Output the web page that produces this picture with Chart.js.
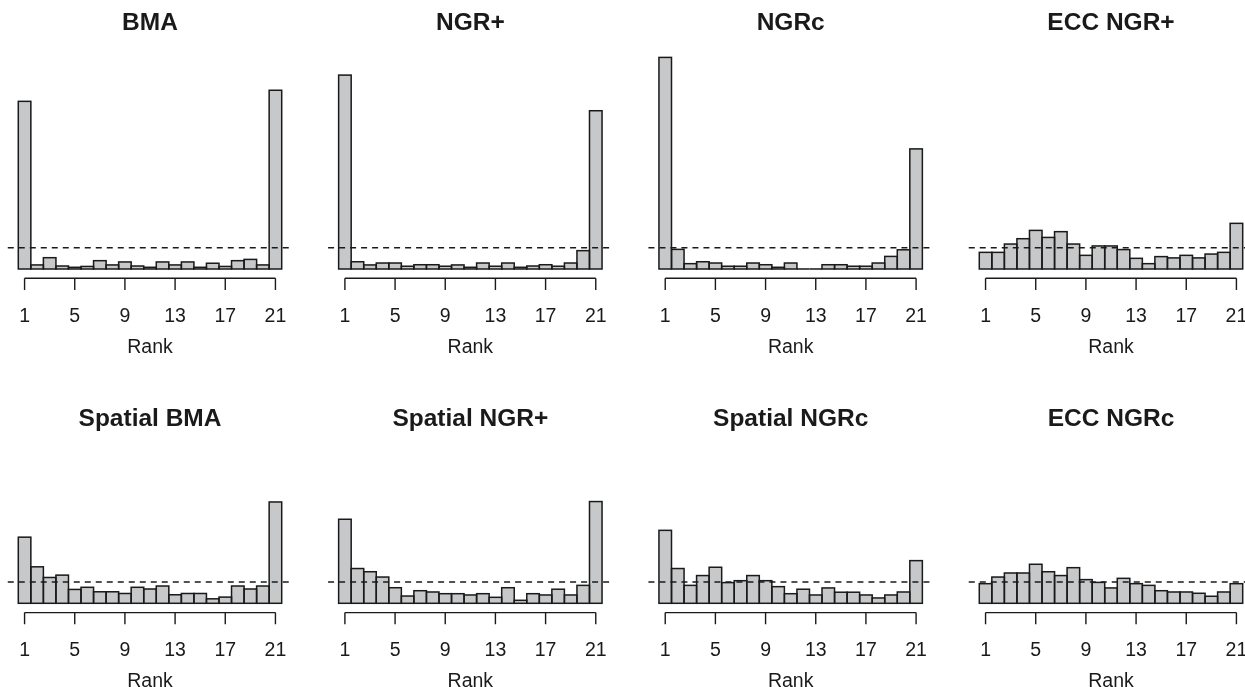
<!DOCTYPE html>
<html><head><meta charset="utf-8">
<script src="https://cdn.jsdelivr.net/npm/chart.js@4"></script>
<style>
html,body{margin:0;padding:0;background:#fff;overflow:hidden;width:1245px;height:687px;position:relative;}
canvas.cell{position:absolute;}
</style></head><body>
<script>
// ---- data (observed frequency relative to the uniform expectation 1/21) ----
const ranks = [1,2,3,4,5,6,7,8,9,10,11,12,13,14,15,16,17,18,19,20,21];
const tickLabels = [1,5,9,13,17,21];
const uniformLevel = 1;
const titles = ["BMA","NGR+","NGRc","ECC NGR+","Spatial BMA","Spatial NGR+","Spatial NGRc","ECC NGRc"];

const bma            = [7.86,0.19,0.53,0.14,0.08,0.12,0.39,0.19,0.33,0.14,0.08,0.33,0.19,0.33,0.08,0.27,0.12,0.39,0.45,0.19,8.38];
const ngrPlus        = [9.09,0.34,0.19,0.28,0.28,0.13,0.20,0.20,0.13,0.19,0.08,0.28,0.13,0.28,0.08,0.14,0.20,0.13,0.28,0.86,7.42];
const ngrc           = [9.92,0.92,0.25,0.34,0.28,0.13,0.13,0.28,0.20,0.08,0.28,0,0,0.20,0.20,0.13,0.13,0.28,0.59,0.90,5.63];
const eccNgrPlus     = [0.78,0.78,1.17,1.42,1.81,1.48,1.75,1.17,0.64,1.08,1.08,0.91,0.50,0.25,0.58,0.52,0.64,0.52,0.70,0.78,2.14];
const spatialBma     = [3.10,1.71,1.21,1.32,0.65,0.75,0.54,0.54,0.46,0.75,0.67,0.81,0.40,0.46,0.46,0.21,0.29,0.81,0.67,0.81,4.75];
const spatialNgrPlus = [3.94,1.63,1.48,1.23,0.73,0.34,0.59,0.53,0.45,0.45,0.39,0.45,0.28,0.73,0.14,0.45,0.39,0.66,0.39,0.84,4.77];
const spatialNgrc    = [3.42,1.63,0.84,1.30,1.69,0.97,1.06,1.30,1.06,0.78,0.45,0.66,0.39,0.72,0.52,0.52,0.39,0.25,0.39,0.53,2.00];
const eccNgrc        = [0.92,1.23,1.42,1.42,1.83,1.48,1.30,1.67,1.11,0.98,0.72,1.17,0.92,0.84,0.59,0.53,0.53,0.47,0.33,0.53,0.92];
const seriesList = [bma, ngrPlus, ngrc, eccNgrPlus, spatialBma, spatialNgrPlus, spatialNgrc, eccNgrc];

// ---- layout / style ----
const FILL = 'rgb(199,200,202)';
const EDGE = '#1a1a1a';
const TEXT = '#1a1a1a';
const FONT = '"Liberation Sans", Arial, Helvetica, sans-serif';
const COL_STEP = 320.33, UNIT_X = 12.543, BAR_LEFT = 18.3, PX_PER_Y = 21.33;
const X_MIN = -0.34, X_MAX = 22.34;
const rowsLayout = [
  {top: 0,   height: 360, base: 269,   yMax: 10.5, titleY: 30},
  {top: 390, height: 297, base: 603.3, yMax: 5.5,  titleY: 425.5}
];

function makePanel(i) {
  const c = i % 4, r = Math.floor(i / 4);
  const R = rowsLayout[r];
  const canvasLeft = Math.floor(c * COL_STEP);
  const frac = c * COL_STEP - canvasLeft;
  const W = 320;
  const areaW = (X_MAX - X_MIN) * UNIT_X;
  const padLeft = BAR_LEFT - (1 - 0.5 - X_MIN) * UNIT_X + frac;
  const padRight = W - padLeft - areaW;
  const padTop = R.base - R.yMax * PX_PER_Y - R.top;
  const padBottom = R.height - (R.base - R.top);

  const cv = document.createElement('canvas');
  cv.className = 'cell';
  cv.width = W; cv.height = R.height;
  cv.style.left = canvasLeft + 'px'; cv.style.top = R.top + 'px';
  cv.style.width = W + 'px'; cv.style.height = R.height + 'px';
  document.body.appendChild(cv);

  const title = titles[i];
  const titleRel = R.titleY - R.top;
  const vals = seriesList[i];

  const decor = {
    id: 'rankDecor' + i,
    afterDatasetsDraw(chart) {
      const {ctx, chartArea, scales} = chart;
      const xs = scales.x, ys = scales.y;
      const meta = chart.getDatasetMeta(0);
      ctx.save();
      ctx.strokeStyle = EDGE;
      ctx.lineWidth = 1.5;
      meta.data.forEach(bar => {
        const p = bar.getProps(['x','y','base','width'], true);
        ctx.strokeRect(p.x - p.width / 2, p.y, p.width, p.base - p.y);
      });
      // uniform reference line
      const yu = ys.getPixelForValue(uniformLevel);
      ctx.setLineDash([6, 5]);
      ctx.beginPath();
      ctx.moveTo(chartArea.left, yu);
      ctx.lineTo(chartArea.right, yu);
      ctx.stroke();
      ctx.setLineDash([]);
      // R-style x axis
      const y0 = ys.getPixelForValue(0);
      const ay = y0 + 9.3;
      ctx.lineWidth = 1.4;
      ctx.beginPath();
      ctx.moveTo(xs.getPixelForValue(ranks[0]), ay);
      ctx.lineTo(xs.getPixelForValue(ranks[ranks.length - 1]), ay);
      tickLabels.forEach(t => {
        const px = xs.getPixelForValue(t);
        ctx.moveTo(px, ay);
        ctx.lineTo(px, ay + 11.7);
      });
      ctx.stroke();
      ctx.fillStyle = TEXT;
      ctx.textAlign = 'center';
      ctx.textBaseline = 'alphabetic';
      ctx.font = '19.5px ' + FONT;
      tickLabels.forEach(t => ctx.fillText(String(t), xs.getPixelForValue(t), y0 + 52.7));
      const mid = xs.getPixelForValue((ranks[0] + ranks[ranks.length - 1]) / 2);
      ctx.fillText('Rank', mid, y0 + 83.7);
      ctx.font = 'bold 24.5px ' + FONT;
      ctx.fillText(title, mid, titleRel);
      ctx.restore();
    }
  };

  new Chart(cv, {
    type: 'bar',
    data: {
      datasets: [{
        data: ranks.map((rk, k) => ({x: rk, y: vals[k]})),
        backgroundColor: FILL,
        borderWidth: 0,
        barPercentage: 1,
        categoryPercentage: 1
      }]
    },
    options: {
      responsive: false,
      animation: false,
      events: [],
      devicePixelRatio: 1,
      layout: {padding: {left: padLeft, right: padRight, top: padTop, bottom: padBottom}},
      plugins: {legend: {display: false}, tooltip: {enabled: false}, title: {display: false}},
      scales: {
        x: {type: 'linear', display: false, offset: false, min: X_MIN, max: X_MAX},
        y: {display: false, min: 0, max: R.yMax}
      }
    },
    plugins: [decor]
  });
}

for (let i = 0; i < 8; i++) makePanel(i);
</script>
</body></html>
○ ○ ○
* [OBJECTIVE]
From the first line above to the line containing "spatialNgrPlus, spatialNgrc, eccNgrc];", repeat each line exactly. Pictures stay out.

* [RESPONSE FOR THIS EXERCISE]
Output the web page that produces this picture with Chart.js.
<!DOCTYPE html>
<html><head><meta charset="utf-8">
<script src="https://cdn.jsdelivr.net/npm/chart.js@4"></script>
<style>
html,body{margin:0;padding:0;background:#fff;overflow:hidden;width:1245px;height:687px;position:relative;}
canvas.cell{position:absolute;}
</style></head><body>
<script>
// ---- data (observed frequency relative to the uniform expectation 1/21) ----
const ranks = [1,2,3,4,5,6,7,8,9,10,11,12,13,14,15,16,17,18,19,20,21];
const tickLabels = [1,5,9,13,17,21];
const uniformLevel = 1;
const titles = ["BMA","NGR+","NGRc","ECC NGR+","Spatial BMA","Spatial NGR+","Spatial NGRc","ECC NGRc"];

const bma            = [7.86,0.19,0.53,0.14,0.08,0.12,0.39,0.19,0.33,0.14,0.08,0.33,0.19,0.33,0.08,0.27,0.12,0.39,0.45,0.19,8.38];
const ngrPlus        = [9.09,0.34,0.19,0.28,0.28,0.13,0.20,0.20,0.13,0.19,0.08,0.28,0.13,0.28,0.08,0.14,0.20,0.13,0.28,0.86,7.42];
const ngrc           = [9.92,0.92,0.25,0.34,0.28,0.13,0.13,0.28,0.20,0.08,0.28,0,0,0.20,0.20,0.13,0.13,0.28,0.59,0.90,5.63];
const eccNgrPlus     = [0.78,0.78,1.17,1.42,1.81,1.48,1.75,1.17,0.64,1.08,1.08,0.91,0.50,0.25,0.58,0.52,0.64,0.52,0.70,0.78,2.14];
const spatialBma     = [3.10,1.71,1.21,1.32,0.65,0.75,0.54,0.54,0.46,0.75,0.67,0.81,0.40,0.46,0.46,0.21,0.29,0.81,0.67,0.81,4.75];
const spatialNgrPlus = [3.94,1.63,1.48,1.23,0.73,0.34,0.59,0.53,0.45,0.45,0.39,0.45,0.28,0.73,0.14,0.45,0.39,0.66,0.39,0.84,4.77];
const spatialNgrc    = [3.42,1.63,0.84,1.30,1.69,0.97,1.06,1.30,1.06,0.78,0.45,0.66,0.39,0.72,0.52,0.52,0.39,0.25,0.39,0.53,2.00];
const eccNgrc        = [0.92,1.23,1.42,1.42,1.83,1.48,1.30,1.67,1.11,0.98,0.72,1.17,0.92,0.84,0.59,0.53,0.53,0.47,0.33,0.53,0.92];
const seriesList = [bma, ngrPlus, ngrc, eccNgrPlus, spatialBma, spatialNgrPlus, spatialNgrc, eccNgrc];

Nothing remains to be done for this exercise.